The McComb city board on Tuesday agreed to have City Administrator Quordiniah Lockley draft a letter ordering Civil Service commissioners to appear at its Aug. 10 board meeting to discuss their decision not to allow a former fire chief to return to the department.
The three commissioners had been scheduled to appear before the board Tuesday night to address McComb resident Albert Eubanks’ allegations that commissioners Larry Dorr and Izeal Bennett openly discussed “how not to allow (former Fire Chief Vernell Felder) to come back to the fire department” at the commission’s July 7 meeting.
Eubanks was the only witness to the conversation.
In a July 15 phone interview, Eubanks told the Enterprise-Journal that he wasn’t trying to imply that Dorr and Bennett were in cahoots to prevent Felder’s return.
“With the (city) board having appointed the commission, the board has the right to ask appointees to appear before the board for general discussion,” board attorney Wayne Dowdy said. “I don’t see a problem with you asking them to come for general discussion.
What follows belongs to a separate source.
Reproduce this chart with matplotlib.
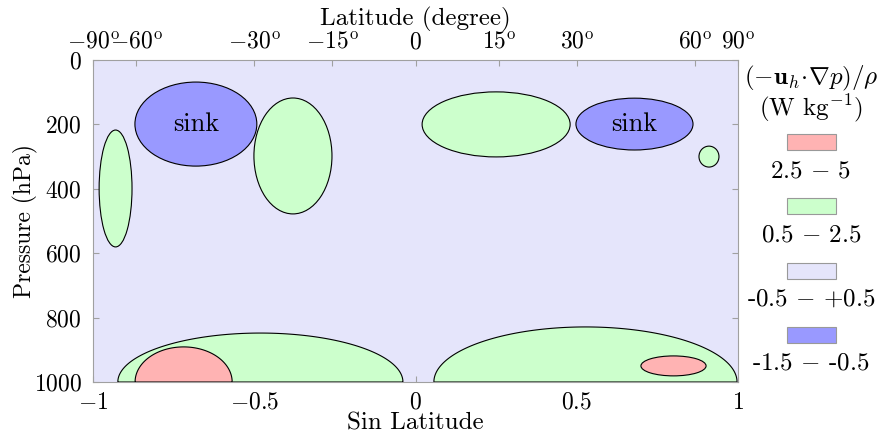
import numpy as np
import matplotlib
matplotlib.use("Agg")
import matplotlib.pyplot as plt
from matplotlib.patches import Ellipse, Polygon, Rectangle

plt.rcParams['font.family'] = 'serif'
plt.rcParams['font.serif'] = ['cmr10']
plt.rcParams['mathtext.fontset'] = 'cm'
plt.rcParams['axes.unicode_minus'] = False
plt.rcParams['axes.formatter.use_mathtext'] = True

# ---- data ----
# full ellipses: centre (sin lat, hPa), width (sin lat), height (hPa), class
ell_x = [-0.681, -0.930, -0.380, 0.250, 0.679, 0.910, 0.800]
ell_p = [199, 399, 298, 200, 199, 300, 950]
ell_w = [0.378, 0.102, 0.242, 0.459, 0.363, 0.062, 0.202]
ell_h = [261, 363, 360, 202, 161, 65, 62]
ell_cls = ['sink', 'pos', 'pos', 'pos', 'sink', 'pos', 'strong']
ell_label = ['sink', '', '', '', 'sink', '', '']

# surface half ellipses resting on 1000 hPa
half_x = [-0.481, -0.719, 0.527]
half_w = [0.884, 0.301, 0.940]
half_top = [848, 891, 829]
half_cls = ['pos', 'strong', 'pos']

x_ticks = [-1, -0.5, 0, 0.5, 1]
x_ticklabels = [r'$-1$', r'$-0.5$', r'$0$', r'$0.5$', r'$1$']
p_ticks = [0, 200, 400, 600, 800, 1000]
lat_ticks = [-90, -60, -30, -15, 0, 15, 30, 60, 90]

legend_cls = ['strong', 'pos', 'neutral', 'sink']
legend_labels = [r'2.5 $-$ 5', r'0.5 $-$ 2.5', r'-0.5 $-$ +0.5', r'-1.5 $-$ -0.5']

colors = {'strong': '#ffb3b3', 'pos': '#ccffcc', 'neutral': '#e5e5fb', 'sink': '#9999ff'}

TICK_FS = 17
LAB_FS = 18

W, H = 883, 434
fig = plt.figure(figsize=(W / 100, H / 100), dpi=100)
ax = fig.add_axes([93 / W, 1 - 382 / H, (738 - 93) / W, (382 - 60) / H])
ax.set_facecolor(colors['neutral'])
ax.set_xlim(-1, 1)
ax.set_ylim(1000, 0)

for cx, w, top, c in zip(half_x, half_w, half_top, half_cls):
    t = np.linspace(0, np.pi, 200)
    xs = cx + w / 2 * np.cos(t)
    ys = 1000 - (1000 - top) * np.sin(t)
    poly = Polygon(np.column_stack([xs, ys]), closed=True, facecolor=colors[c],
                   edgecolor='black', linewidth=0.8, zorder=2)
    ax.add_patch(poly)

for cx, p, w, h, c, lab in zip(ell_x, ell_p, ell_w, ell_h, ell_cls, ell_label):
    e = Ellipse((cx, p), w, h, facecolor=colors[c], edgecolor='black', linewidth=0.8, zorder=3)
    ax.add_patch(e)
    if lab:
        ax.text(cx, p, lab, ha='center', va='center', fontsize=19, zorder=4)

grey = '#a0a0a0'
for s in ax.spines.values():
    s.set_color(grey)
    s.set_linewidth(0.8)
    s.set_zorder(5)

ax.set_xticks(x_ticks)
ax.set_xticklabels(x_ticklabels)
ax.set_yticks(p_ticks)
ax.set_yticklabels([f'${v}$' for v in p_ticks])
ax.tick_params(axis='both', direction='in', color=grey, length=4, width=0.8,
               labelsize=TICK_FS, top=False, right=True)
ax.tick_params(axis='x', pad=7)
ax.tick_params(axis='y', pad=8)
ax.set_xlabel('Sin Latitude', fontsize=LAB_FS, labelpad=-1)
ax.set_ylabel('Pressure (hPa)', fontsize=17, labelpad=-3)

ax2 = ax.twiny()
ax2.set_xlim(-1, 1)
ax2.set_xticks(np.sin(np.radians(lat_ticks)))
ax2.set_xticklabels([r'$0$' if v == 0 else r'$%d^{\rm o}$' % v for v in lat_ticks])
ax2.tick_params(axis='x', direction='in', color=grey, length=4, width=0.8,
                labelsize=TICK_FS, pad=5)
for s in ax2.spines.values():
    s.set_visible(False)
ax2.set_xlabel('Latitude (degree)', fontsize=LAB_FS, labelpad=4)

# legend drawn in a pixel-coordinate overlay
lax = fig.add_axes([0, 0, 1, 1], facecolor='none')
lax.set_xlim(0, W)
lax.set_ylim(H, 0)
lax.axis('off')
lx = 811
lax.text(lx, 78, r'$(-\mathbf{u}_h\!\cdot\!\nabla p)/\rho$', ha='center', va='center', fontsize=LAB_FS)
lax.text(lx, 108, r'(W kg$^{-1}$)', ha='center', va='center', fontsize=LAB_FS)
for i, (c, lab) in enumerate(zip(legend_cls, legend_labels)):
    yb = 134 + i * 64.3
    lax.add_patch(Rectangle((lx - 24.5, yb), 49, 16, facecolor=colors[c], edgecolor='#999999', linewidth=0.8))
    lax.text(lx, yb + 37, lab, ha='center', va='center', fontsize=LAB_FS)

fig.savefig('out.png', dpi=100)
I think you’re within your right to ask them to come for a general discussion of the business you’ve asked them to maintain.”
But at the commission’s special called meeting Tuesday afternoon, a couple of hours before the city board met, commissioners voted to decline the board’s invitation to appear at the city board meeting.
Reading a letter signed by Dorr, Bennett and commission chair Don Lazarus — and delivered to Lockley on Tuesday — commission attorney Ashley Atkinson referred to a 1980 state law that created the commission as an independent entity to separate it from politics.
“In 1980, special legislation was enacted to curb political interference with the police and fire departments,” Atkinson said. “The commission is of the opinion that such an appearance before the board of mayor and selectmen would jeopardize the independence of the commission, and will lead to political interference in the commission.”
Lazarus also took exception with Mayor Zach Patterson’s claim that the commission serves at the “pleasure of the board of mayor and selectmen.” Lazarus said commissioners are appointed and can be removed — for specific infractions — by the board.
Atkinson said that if the commission served the board, that would be “the exact opposite of state statute.”
After the vote, commissioners met in executive session to discuss unspecified “possible litigation” but took no action.
Selectman Melvin Joe Johnson disagreed with the commission’s reasons for declining to appear, citing the commission’s questioning former Fire Chief Jean Frye’s qualifications in May 2008.
“That can work both ways,” Johnson said. “I look at it at the time that they came before the board while (Frye) was with the fire department, and they were coming, having different issues on the status of that. So I don’t see why they want to decline on this issue here.”
When the commission approached the board in 2008, Patterson said the commission blatantly overstepped its bounds by taking on an investigation without a complaint from the board.
The mayor and Selectman Robert Earl Smith concurred that the commission made a mistake in approaching the board about the issue.
“They are a politically appointed body,” Patterson said Tuesday. “If you want to talk about political influence, the very vote of voting them in is political. So now they’re trying to declare political neutrality and political interference. All that talk is ridiculous on its face.”
It remains to be seen if the commission will appear at the next city board meeting, but the mayor said the commissioners will face a summons, not an invitation.
“We are asking them to appear before this board, as the appointing authority of that board,” Patterson said.